• _TASK_:
Copy out the listing that follows, exact in every word, and skip the images.

• _SUPPLIED INFORMATION_:
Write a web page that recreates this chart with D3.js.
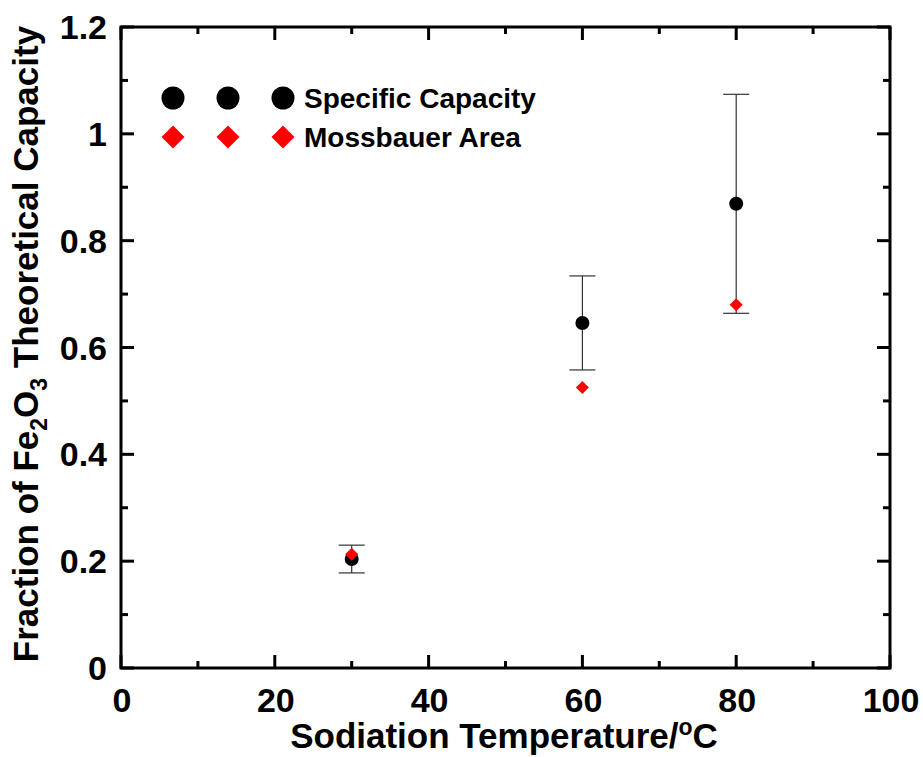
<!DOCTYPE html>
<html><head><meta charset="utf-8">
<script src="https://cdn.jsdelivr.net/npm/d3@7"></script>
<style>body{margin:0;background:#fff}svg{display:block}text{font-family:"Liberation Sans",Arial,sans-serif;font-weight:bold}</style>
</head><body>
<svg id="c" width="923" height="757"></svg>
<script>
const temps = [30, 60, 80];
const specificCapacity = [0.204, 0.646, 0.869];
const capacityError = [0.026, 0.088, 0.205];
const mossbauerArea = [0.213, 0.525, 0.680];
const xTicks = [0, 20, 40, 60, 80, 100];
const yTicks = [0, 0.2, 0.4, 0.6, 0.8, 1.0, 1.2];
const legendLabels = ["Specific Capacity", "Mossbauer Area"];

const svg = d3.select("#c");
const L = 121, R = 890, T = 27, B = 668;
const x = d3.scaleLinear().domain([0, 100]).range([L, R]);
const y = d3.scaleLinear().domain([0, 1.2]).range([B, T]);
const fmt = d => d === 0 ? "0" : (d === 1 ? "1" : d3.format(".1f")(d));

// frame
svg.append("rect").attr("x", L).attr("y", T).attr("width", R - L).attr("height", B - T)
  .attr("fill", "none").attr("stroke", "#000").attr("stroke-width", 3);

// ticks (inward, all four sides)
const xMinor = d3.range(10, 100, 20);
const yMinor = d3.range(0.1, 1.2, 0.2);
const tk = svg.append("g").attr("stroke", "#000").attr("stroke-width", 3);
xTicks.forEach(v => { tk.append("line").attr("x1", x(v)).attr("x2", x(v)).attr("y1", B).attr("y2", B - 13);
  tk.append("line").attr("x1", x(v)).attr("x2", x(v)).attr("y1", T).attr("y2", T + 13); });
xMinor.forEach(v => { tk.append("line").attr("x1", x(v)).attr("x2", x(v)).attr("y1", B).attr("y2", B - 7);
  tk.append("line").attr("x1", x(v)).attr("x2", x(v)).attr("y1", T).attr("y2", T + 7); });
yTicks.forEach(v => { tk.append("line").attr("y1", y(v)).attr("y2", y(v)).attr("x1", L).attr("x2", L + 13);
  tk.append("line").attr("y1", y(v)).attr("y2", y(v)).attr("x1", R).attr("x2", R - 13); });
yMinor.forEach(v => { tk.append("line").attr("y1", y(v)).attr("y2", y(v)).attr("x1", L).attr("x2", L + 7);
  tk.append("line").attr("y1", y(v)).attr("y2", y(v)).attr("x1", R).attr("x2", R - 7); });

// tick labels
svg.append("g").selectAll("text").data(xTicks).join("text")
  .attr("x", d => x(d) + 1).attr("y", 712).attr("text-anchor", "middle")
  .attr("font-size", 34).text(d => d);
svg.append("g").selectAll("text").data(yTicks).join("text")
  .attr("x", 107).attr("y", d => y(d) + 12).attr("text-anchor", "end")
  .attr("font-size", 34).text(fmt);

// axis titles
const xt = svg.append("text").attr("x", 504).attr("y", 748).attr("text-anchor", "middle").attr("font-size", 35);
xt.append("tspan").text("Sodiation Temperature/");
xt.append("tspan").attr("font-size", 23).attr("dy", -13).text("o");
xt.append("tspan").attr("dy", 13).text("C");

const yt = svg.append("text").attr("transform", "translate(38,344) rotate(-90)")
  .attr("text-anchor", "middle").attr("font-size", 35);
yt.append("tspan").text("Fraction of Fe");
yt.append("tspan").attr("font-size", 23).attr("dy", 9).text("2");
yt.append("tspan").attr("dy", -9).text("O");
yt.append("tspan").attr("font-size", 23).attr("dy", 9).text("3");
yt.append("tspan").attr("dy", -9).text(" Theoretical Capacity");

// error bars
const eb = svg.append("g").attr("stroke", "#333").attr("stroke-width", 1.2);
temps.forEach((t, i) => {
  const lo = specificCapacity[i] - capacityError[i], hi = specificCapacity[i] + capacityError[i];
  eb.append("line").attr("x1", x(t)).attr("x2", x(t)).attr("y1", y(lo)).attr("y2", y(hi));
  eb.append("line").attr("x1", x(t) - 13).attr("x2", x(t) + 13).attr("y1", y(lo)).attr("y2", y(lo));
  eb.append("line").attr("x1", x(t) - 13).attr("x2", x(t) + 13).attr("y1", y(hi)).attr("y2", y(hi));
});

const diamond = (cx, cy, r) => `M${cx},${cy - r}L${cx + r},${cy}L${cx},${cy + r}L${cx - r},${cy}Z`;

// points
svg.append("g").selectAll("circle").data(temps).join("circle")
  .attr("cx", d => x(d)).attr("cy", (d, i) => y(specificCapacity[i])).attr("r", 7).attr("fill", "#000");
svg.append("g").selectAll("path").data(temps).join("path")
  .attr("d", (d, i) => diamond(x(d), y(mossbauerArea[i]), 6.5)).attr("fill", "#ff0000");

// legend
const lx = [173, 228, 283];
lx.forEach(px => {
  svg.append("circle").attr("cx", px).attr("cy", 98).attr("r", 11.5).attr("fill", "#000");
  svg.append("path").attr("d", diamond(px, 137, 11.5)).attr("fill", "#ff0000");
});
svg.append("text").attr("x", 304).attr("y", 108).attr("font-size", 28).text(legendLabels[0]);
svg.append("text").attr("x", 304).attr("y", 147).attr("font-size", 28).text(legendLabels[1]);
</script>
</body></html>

• _FULL RESPONSE_:
Write a web page that recreates this chart with D3.js.
<!DOCTYPE html>
<html><head><meta charset="utf-8">
<script src="https://cdn.jsdelivr.net/npm/d3@7"></script>
<style>body{margin:0;background:#fff}svg{display:block}text{font-family:"Liberation Sans",Arial,sans-serif;font-weight:bold}</style>
</head><body>
<svg id="c" width="923" height="757"></svg>
<script>
const temps = [30, 60, 80];
const specificCapacity = [0.204, 0.646, 0.869];
const capacityError = [0.026, 0.088, 0.205];
const mossbauerArea = [0.213, 0.525, 0.680];
const xTicks = [0, 20, 40, 60, 80, 100];
const yTicks = [0, 0.2, 0.4, 0.6, 0.8, 1.0, 1.2];
const legendLabels = ["Specific Capacity", "Mossbauer Area"];

const svg = d3.select("#c");
const L = 121, R = 890, T = 27, B = 668;
const x = d3.scaleLinear().domain([0, 100]).range([L, R]);
const y = d3.scaleLinear().domain([0, 1.2]).range([B, T]);
const fmt = d => d === 0 ? "0" : (d === 1 ? "1" : d3.format(".1f")(d));

// frame
svg.append("rect").attr("x", L).attr("y", T).attr("width", R - L).attr("height", B - T)
  .attr("fill", "none").attr("stroke", "#000").attr("stroke-width", 3);

// ticks (inward, all four sides)
const xMinor = d3.range(10, 100, 20);
const yMinor = d3.range(0.1, 1.2, 0.2);
const tk = svg.append("g").attr("stroke", "#000").attr("stroke-width", 3);
xTicks.forEach(v => { tk.append("line").attr("x1", x(v)).attr("x2", x(v)).attr("y1", B).attr("y2", B - 13);
  tk.append("line").attr("x1", x(v)).attr("x2", x(v)).attr("y1", T).attr("y2", T + 13); });
xMinor.forEach(v => { tk.append("line").attr("x1", x(v)).attr("x2", x(v)).attr("y1", B).attr("y2", B - 7);
  tk.append("line").attr("x1", x(v)).attr("x2", x(v)).attr("y1", T).attr("y2", T + 7); });
yTicks.forEach(v => { tk.append("line").attr("y1", y(v)).attr("y2", y(v)).attr("x1", L).attr("x2", L + 13);
  tk.append("line").attr("y1", y(v)).attr("y2", y(v)).attr("x1", R).attr("x2", R - 13); });
yMinor.forEach(v => { tk.append("line").attr("y1", y(v)).attr("y2", y(v)).attr("x1", L).attr("x2", L + 7);
  tk.append("line").attr("y1", y(v)).attr("y2", y(v)).attr("x1", R).attr("x2", R - 7); });

// tick labels
svg.append("g").selectAll("text").data(xTicks).join("text")
  .attr("x", d => x(d) + 1).attr("y", 712).attr("text-anchor", "middle")
  .attr("font-size", 34).text(d => d);
svg.append("g").selectAll("text").data(yTicks).join("text")
  .attr("x", 107).attr("y", d => y(d) + 12).attr("text-anchor", "end")
  .attr("font-size", 34).text(fmt);

// axis titles
const xt = svg.append("text").attr("x", 504).attr("y", 748).attr("text-anchor", "middle").attr("font-size", 35);
xt.append("tspan").text("Sodiation Temperature/");
xt.append("tspan").attr("font-size", 23).attr("dy", -13).text("o");
xt.append("tspan").attr("dy", 13).text("C");

const yt = svg.append("text").attr("transform", "translate(38,344) rotate(-90)")
  .attr("text-anchor", "middle").attr("font-size", 35);
yt.append("tspan").text("Fraction of Fe");
yt.append("tspan").attr("font-size", 23).attr("dy", 9).text("2");
yt.append("tspan").attr("dy", -9).text("O");
yt.append("tspan").attr("font-size", 23).attr("dy", 9).text("3");
yt.append("tspan").attr("dy", -9).text(" Theoretical Capacity");

// error bars
const eb = svg.append("g").attr("stroke", "#333").attr("stroke-width", 1.2);
temps.forEach((t, i) => {
  const lo = specificCapacity[i] - capacityError[i], hi = specificCapacity[i] + capacityError[i];
  eb.append("line").attr("x1", x(t)).attr("x2", x(t)).attr("y1", y(lo)).attr("y2", y(hi));
  eb.append("line").attr("x1", x(t) - 13).attr("x2", x(t) + 13).attr("y1", y(lo)).attr("y2", y(lo));
  eb.append("line").attr("x1", x(t) - 13).attr("x2", x(t) + 13).attr("y1", y(hi)).attr("y2", y(hi));
});

const diamond = (cx, cy, r) => `M${cx},${cy - r}L${cx + r},${cy}L${cx},${cy + r}L${cx - r},${cy}Z`;

// points
svg.append("g").selectAll("circle").data(temps).join("circle")
  .attr("cx", d => x(d)).attr("cy", (d, i) => y(specificCapacity[i])).attr("r", 7).attr("fill", "#000");
svg.append("g").selectAll("path").data(temps).join("path")
  .attr("d", (d, i) => diamond(x(d), y(mossbauerArea[i]), 6.5)).attr("fill", "#ff0000");

// legend
const lx = [173, 228, 283];
lx.forEach(px => {
  svg.append("circle").attr("cx", px).attr("cy", 98).attr("r", 11.5).attr("fill", "#000");
  svg.append("path").attr("d", diamond(px, 137, 11.5)).attr("fill", "#ff0000");
});
svg.append("text").attr("x", 304).attr("y", 108).attr("font-size", 28).text(legendLabels[0]);
svg.append("text").attr("x", 304).attr("y", 147).attr("font-size", 28).text(legendLabels[1]);
</script>
</body></html>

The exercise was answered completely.